Luísa, diante do toucador, já de chapéu, metia numa casa do corpete dois botões de rosa-chá.

— Um negócio! - disse muito surpreendida. - Deve ser algum recado para o Sr. Jorge, decerto! Mande entrar. Que espécie de homem é?

— Um janota!

Luísa desceu o véu branco, calçou devagar as luvas de peau de suède claras, deu duas pancadinhas fofas ao espelho na gravata de renda, e abriu a porta da sala. Mas quase recuou; fez "ah!" toda escarlate. Tinha-o reconhecido logo. Era o primo Basílio.

Houve um shake-hands demorado, um pouco trêmulo. Estavam ambos calados: - ela com todo o sangue no rosto, um sorriso vago; ele fitando-a muito, com um olhar admirado. Mas as palavras, as perguntas vieram logo, muito precipitadamente: - Quando tinha ele chegado? Se sabia que ele estava em Lisboa? Como soubera a morada dela?

Chegara na véspera no paquete de Bordéus. Perguntara no ministério; disseram4he que Jorge estava no Alentejo, deram-lhe a adresse...

— Como tu estás mudada, Santo Deus!

— Velha.

— Bonita!

— Ora!

E ele, que tinha feito? Demorava-se?

Foi abrir uma janela, dar uma luz larga, mais clara. Sentaram-se. Ele no sofá muito languidamente; ela ao pé, pousada de leve à beira de uma poltrona, toda nervosa.

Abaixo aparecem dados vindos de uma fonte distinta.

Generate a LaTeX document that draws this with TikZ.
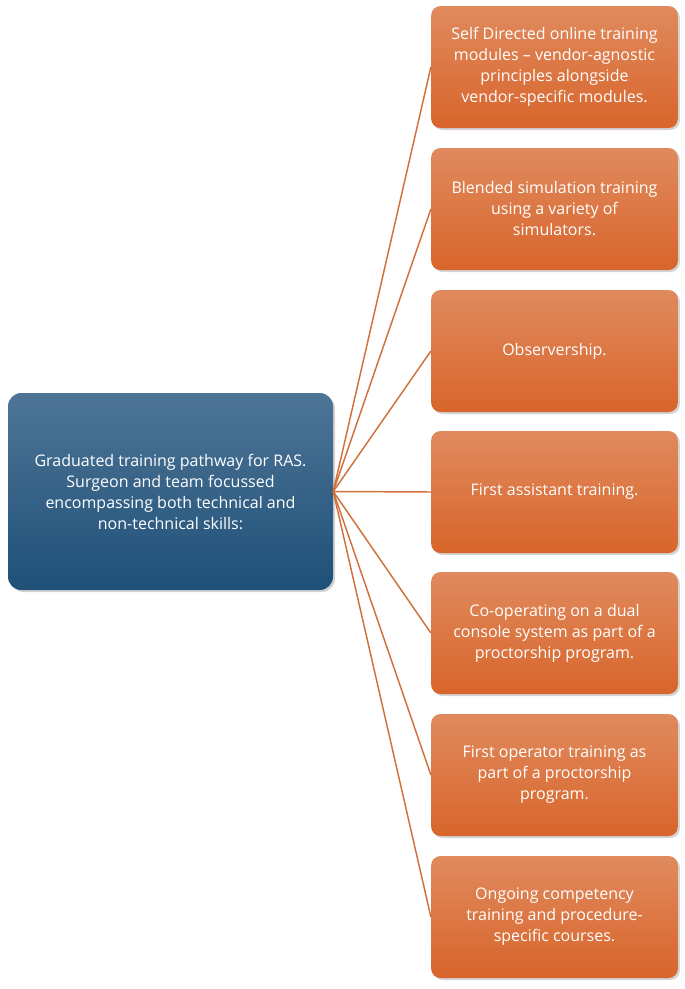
\documentclass[tikz,border=0pt]{standalone}
\usepackage{fontspec}
\setmainfont{Open Sans}
\usetikzlibrary{positioning,shadows}
\definecolor{blueTop}{HTML}{4E7596}
\definecolor{blueBot}{HTML}{1F5078}
\definecolor{orTop}{HTML}{E08A5E}
\definecolor{orBot}{HTML}{D8652B}
\definecolor{link}{HTML}{D2703C}
\begin{document}
\begin{tikzpicture}[x=0.75pt,y=-0.75pt]
\tikzstyle{root}=[rounded corners=10pt,top color=blueTop,bottom color=blueBot,draw=none,
  minimum width=243.75pt,minimum height=147.75pt,align=center,
  text=white,font=\fontsize{12}{15.75}\selectfont,drop shadow={opacity=0.35,shadow xshift=1.5pt,shadow yshift=-1.5pt}]
\tikzstyle{leaf}=[rounded corners=7pt,top color=orTop,bottom color=orBot,draw=none,
  minimum width=185pt,minimum height=91.5pt,align=center,
  text=white,font=\fontsize{12}{15.75}\selectfont,drop shadow={opacity=0.35,shadow xshift=1.5pt,shadow yshift=-1.5pt}]
\useasboundingbox (0,0) rectangle (685,989);
\node [root] (path) at (170.5,491.5) {Graduated training pathway for RAS.\\ Surgeon and team focussed\\ encompassing both technical and\\ non-technical skills:};
\node [leaf] (s1) at (554.5,67) {Self Directed online training\\ modules -- vendor-agnostic\\ principles alongside\\ vendor-specific modules.};
\node [leaf] (s2) at (554.5,209) {Blended simulation training\\ using a variety of\\ simulators.};
\node [leaf] (s3) at (554.5,351) {Observership.};
\node [leaf] (s4) at (554.5,492) {First assistant training.};
\node [leaf] (s5) at (554.5,633) {Co-operating on a dual\\ console system as part of a\\ proctorship program.};
\node [leaf] (s6) at (554.5,775) {First operator training as\\ part of a proctorship\\ program.};
\node [leaf] (s7) at (554.5,917) {Ongoing competency\\ training and procedure-\\ specific courses.};
\foreach \s in {s1,s2,s3,s4,s5,s6,s7}
  \draw [link,line width=1.1pt] (path.east) -- (\s.west);
\end{tikzpicture}
\end{document}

Tinha deixado o "degredo" - disse ele. - Viera respirar um pouco à velha Europa. Estivera em Constantinopla, na Terra Santa, em Roma. O último ano em Paris! - Vinha de lá, daquela aldeola de Paris! - Falava devagar, recostado, com um ar íntimo, estendendo sobre o tapete, comodamente, os seus sapatos de verniz.